- THE EXERCISE -
Drop every picture, then transcribe the remaining data exactly.
--- RAW DATA ---
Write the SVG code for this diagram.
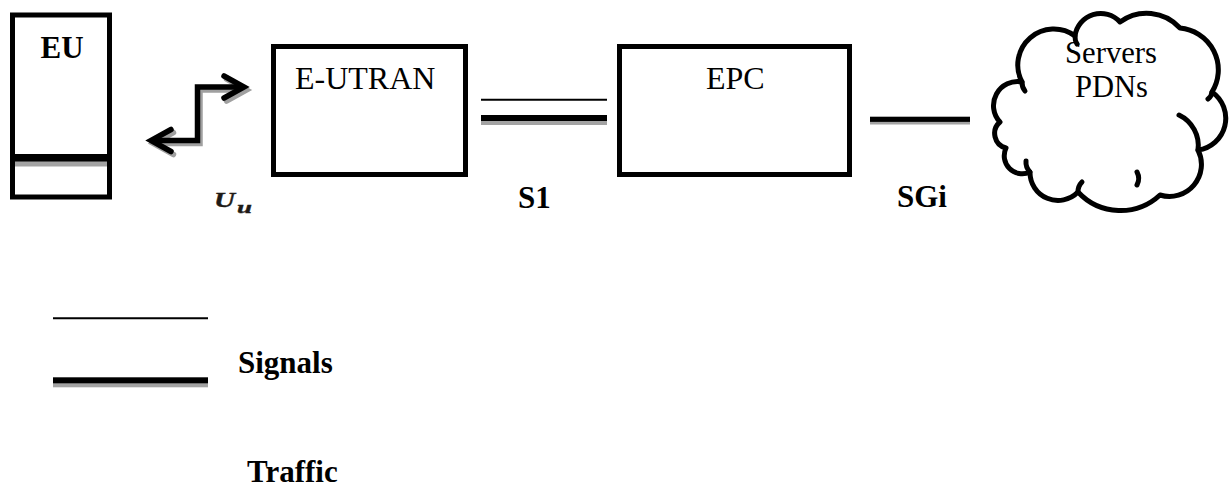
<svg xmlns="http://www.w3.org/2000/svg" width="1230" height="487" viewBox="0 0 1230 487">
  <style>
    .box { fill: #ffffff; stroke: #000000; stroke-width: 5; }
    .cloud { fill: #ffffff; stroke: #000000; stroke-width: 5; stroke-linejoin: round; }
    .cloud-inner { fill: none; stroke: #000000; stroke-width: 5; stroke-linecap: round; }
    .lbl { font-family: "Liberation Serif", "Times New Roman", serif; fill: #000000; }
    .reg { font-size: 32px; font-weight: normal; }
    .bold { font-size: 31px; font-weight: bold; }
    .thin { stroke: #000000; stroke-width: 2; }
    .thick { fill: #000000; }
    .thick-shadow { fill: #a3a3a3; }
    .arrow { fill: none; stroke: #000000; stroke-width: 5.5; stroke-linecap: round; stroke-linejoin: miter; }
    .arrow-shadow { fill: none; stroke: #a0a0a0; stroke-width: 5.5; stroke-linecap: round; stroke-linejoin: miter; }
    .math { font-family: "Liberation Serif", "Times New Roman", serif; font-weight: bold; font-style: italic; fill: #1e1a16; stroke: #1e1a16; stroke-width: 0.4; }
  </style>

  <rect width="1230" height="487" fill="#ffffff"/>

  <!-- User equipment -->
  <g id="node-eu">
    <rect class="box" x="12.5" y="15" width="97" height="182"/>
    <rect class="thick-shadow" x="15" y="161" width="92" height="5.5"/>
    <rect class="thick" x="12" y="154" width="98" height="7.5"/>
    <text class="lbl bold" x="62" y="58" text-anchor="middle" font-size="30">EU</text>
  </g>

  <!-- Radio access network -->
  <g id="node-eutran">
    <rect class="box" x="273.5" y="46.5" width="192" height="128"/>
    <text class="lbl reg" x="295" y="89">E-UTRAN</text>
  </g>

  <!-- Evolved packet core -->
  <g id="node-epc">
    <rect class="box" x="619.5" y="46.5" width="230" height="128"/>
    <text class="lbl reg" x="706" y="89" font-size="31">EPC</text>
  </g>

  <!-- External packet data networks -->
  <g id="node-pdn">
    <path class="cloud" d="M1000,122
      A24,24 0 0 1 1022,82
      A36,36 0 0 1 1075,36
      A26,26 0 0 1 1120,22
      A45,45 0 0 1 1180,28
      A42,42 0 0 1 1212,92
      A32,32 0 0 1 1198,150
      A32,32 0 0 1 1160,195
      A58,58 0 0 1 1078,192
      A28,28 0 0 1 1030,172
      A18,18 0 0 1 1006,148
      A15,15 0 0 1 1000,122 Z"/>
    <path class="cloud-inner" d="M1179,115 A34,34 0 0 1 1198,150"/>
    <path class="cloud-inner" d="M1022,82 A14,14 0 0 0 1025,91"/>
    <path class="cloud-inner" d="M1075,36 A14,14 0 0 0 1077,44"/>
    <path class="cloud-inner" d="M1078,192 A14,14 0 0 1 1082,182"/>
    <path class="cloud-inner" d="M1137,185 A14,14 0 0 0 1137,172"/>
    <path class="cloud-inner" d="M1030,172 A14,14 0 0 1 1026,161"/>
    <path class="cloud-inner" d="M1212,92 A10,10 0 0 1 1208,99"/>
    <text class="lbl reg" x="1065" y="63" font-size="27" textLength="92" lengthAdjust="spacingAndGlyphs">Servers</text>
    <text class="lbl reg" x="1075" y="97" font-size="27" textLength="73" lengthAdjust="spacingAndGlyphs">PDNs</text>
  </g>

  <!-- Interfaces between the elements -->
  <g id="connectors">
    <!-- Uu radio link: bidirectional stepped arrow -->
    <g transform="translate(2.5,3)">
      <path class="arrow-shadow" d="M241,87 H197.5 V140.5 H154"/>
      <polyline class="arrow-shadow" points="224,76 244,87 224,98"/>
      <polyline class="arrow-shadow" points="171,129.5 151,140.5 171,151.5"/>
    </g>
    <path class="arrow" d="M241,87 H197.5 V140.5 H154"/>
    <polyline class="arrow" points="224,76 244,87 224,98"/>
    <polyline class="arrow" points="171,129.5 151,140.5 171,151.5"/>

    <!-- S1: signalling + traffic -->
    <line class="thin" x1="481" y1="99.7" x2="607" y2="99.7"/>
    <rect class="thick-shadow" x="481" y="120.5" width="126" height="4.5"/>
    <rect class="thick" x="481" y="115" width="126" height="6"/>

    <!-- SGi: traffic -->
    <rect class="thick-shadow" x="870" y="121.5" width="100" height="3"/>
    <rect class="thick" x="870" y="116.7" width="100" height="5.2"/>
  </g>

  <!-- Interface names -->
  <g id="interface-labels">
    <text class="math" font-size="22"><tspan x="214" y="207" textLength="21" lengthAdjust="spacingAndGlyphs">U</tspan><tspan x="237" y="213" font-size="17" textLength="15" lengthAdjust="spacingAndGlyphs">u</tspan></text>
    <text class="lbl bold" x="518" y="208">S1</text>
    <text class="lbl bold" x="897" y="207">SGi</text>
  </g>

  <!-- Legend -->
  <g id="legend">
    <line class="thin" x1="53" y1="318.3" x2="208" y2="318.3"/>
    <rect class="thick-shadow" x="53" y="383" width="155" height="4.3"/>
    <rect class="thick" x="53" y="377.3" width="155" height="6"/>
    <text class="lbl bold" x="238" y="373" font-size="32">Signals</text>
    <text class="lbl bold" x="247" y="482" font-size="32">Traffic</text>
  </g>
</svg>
---
- FULL OUTPUT -
Write the SVG code for this diagram.
<svg xmlns="http://www.w3.org/2000/svg" width="1230" height="487" viewBox="0 0 1230 487">
  <style>
    .box { fill: #ffffff; stroke: #000000; stroke-width: 5; }
    .cloud { fill: #ffffff; stroke: #000000; stroke-width: 5; stroke-linejoin: round; }
    .cloud-inner { fill: none; stroke: #000000; stroke-width: 5; stroke-linecap: round; }
    .lbl { font-family: "Liberation Serif", "Times New Roman", serif; fill: #000000; }
    .reg { font-size: 32px; font-weight: normal; }
    .bold { font-size: 31px; font-weight: bold; }
    .thin { stroke: #000000; stroke-width: 2; }
    .thick { fill: #000000; }
    .thick-shadow { fill: #a3a3a3; }
    .arrow { fill: none; stroke: #000000; stroke-width: 5.5; stroke-linecap: round; stroke-linejoin: miter; }
    .arrow-shadow { fill: none; stroke: #a0a0a0; stroke-width: 5.5; stroke-linecap: round; stroke-linejoin: miter; }
    .math { font-family: "Liberation Serif", "Times New Roman", serif; font-weight: bold; font-style: italic; fill: #1e1a16; stroke: #1e1a16; stroke-width: 0.4; }
  </style>

  <rect width="1230" height="487" fill="#ffffff"/>

  <!-- User equipment -->
  <g id="node-eu">
    <rect class="box" x="12.5" y="15" width="97" height="182"/>
    <rect class="thick-shadow" x="15" y="161" width="92" height="5.5"/>
    <rect class="thick" x="12" y="154" width="98" height="7.5"/>
    <text class="lbl bold" x="62" y="58" text-anchor="middle" font-size="30">EU</text>
  </g>

  <!-- Radio access network -->
  <g id="node-eutran">
    <rect class="box" x="273.5" y="46.5" width="192" height="128"/>
    <text class="lbl reg" x="295" y="89">E-UTRAN</text>
  </g>

  <!-- Evolved packet core -->
  <g id="node-epc">
    <rect class="box" x="619.5" y="46.5" width="230" height="128"/>
    <text class="lbl reg" x="706" y="89" font-size="31">EPC</text>
  </g>

  <!-- External packet data networks -->
  <g id="node-pdn">
    <path class="cloud" d="M1000,122
      A24,24 0 0 1 1022,82
      A36,36 0 0 1 1075,36
      A26,26 0 0 1 1120,22
      A45,45 0 0 1 1180,28
      A42,42 0 0 1 1212,92
      A32,32 0 0 1 1198,150
      A32,32 0 0 1 1160,195
      A58,58 0 0 1 1078,192
      A28,28 0 0 1 1030,172
      A18,18 0 0 1 1006,148
      A15,15 0 0 1 1000,122 Z"/>
    <path class="cloud-inner" d="M1179,115 A34,34 0 0 1 1198,150"/>
    <path class="cloud-inner" d="M1022,82 A14,14 0 0 0 1025,91"/>
    <path class="cloud-inner" d="M1075,36 A14,14 0 0 0 1077,44"/>
    <path class="cloud-inner" d="M1078,192 A14,14 0 0 1 1082,182"/>
    <path class="cloud-inner" d="M1137,185 A14,14 0 0 0 1137,172"/>
    <path class="cloud-inner" d="M1030,172 A14,14 0 0 1 1026,161"/>
    <path class="cloud-inner" d="M1212,92 A10,10 0 0 1 1208,99"/>
    <text class="lbl reg" x="1065" y="63" font-size="27" textLength="92" lengthAdjust="spacingAndGlyphs">Servers</text>
    <text class="lbl reg" x="1075" y="97" font-size="27" textLength="73" lengthAdjust="spacingAndGlyphs">PDNs</text>
  </g>

  <!-- Interfaces between the elements -->
  <g id="connectors">
    <!-- Uu radio link: bidirectional stepped arrow -->
    <g transform="translate(2.5,3)">
      <path class="arrow-shadow" d="M241,87 H197.5 V140.5 H154"/>
      <polyline class="arrow-shadow" points="224,76 244,87 224,98"/>
      <polyline class="arrow-shadow" points="171,129.5 151,140.5 171,151.5"/>
    </g>
    <path class="arrow" d="M241,87 H197.5 V140.5 H154"/>
    <polyline class="arrow" points="224,76 244,87 224,98"/>
    <polyline class="arrow" points="171,129.5 151,140.5 171,151.5"/>

    <!-- S1: signalling + traffic -->
    <line class="thin" x1="481" y1="99.7" x2="607" y2="99.7"/>
    <rect class="thick-shadow" x="481" y="120.5" width="126" height="4.5"/>
    <rect class="thick" x="481" y="115" width="126" height="6"/>

    <!-- SGi: traffic -->
    <rect class="thick-shadow" x="870" y="121.5" width="100" height="3"/>
    <rect class="thick" x="870" y="116.7" width="100" height="5.2"/>
  </g>

  <!-- Interface names -->
  <g id="interface-labels">
    <text class="math" font-size="22"><tspan x="214" y="207" textLength="21" lengthAdjust="spacingAndGlyphs">U</tspan><tspan x="237" y="213" font-size="17" textLength="15" lengthAdjust="spacingAndGlyphs">u</tspan></text>
    <text class="lbl bold" x="518" y="208">S1</text>
    <text class="lbl bold" x="897" y="207">SGi</text>
  </g>

  <!-- Legend -->
  <g id="legend">
    <line class="thin" x1="53" y1="318.3" x2="208" y2="318.3"/>
    <rect class="thick-shadow" x="53" y="383" width="155" height="4.3"/>
    <rect class="thick" x="53" y="377.3" width="155" height="6"/>
    <text class="lbl bold" x="238" y="373" font-size="32">Signals</text>
    <text class="lbl bold" x="247" y="482" font-size="32">Traffic</text>
  </g>
</svg>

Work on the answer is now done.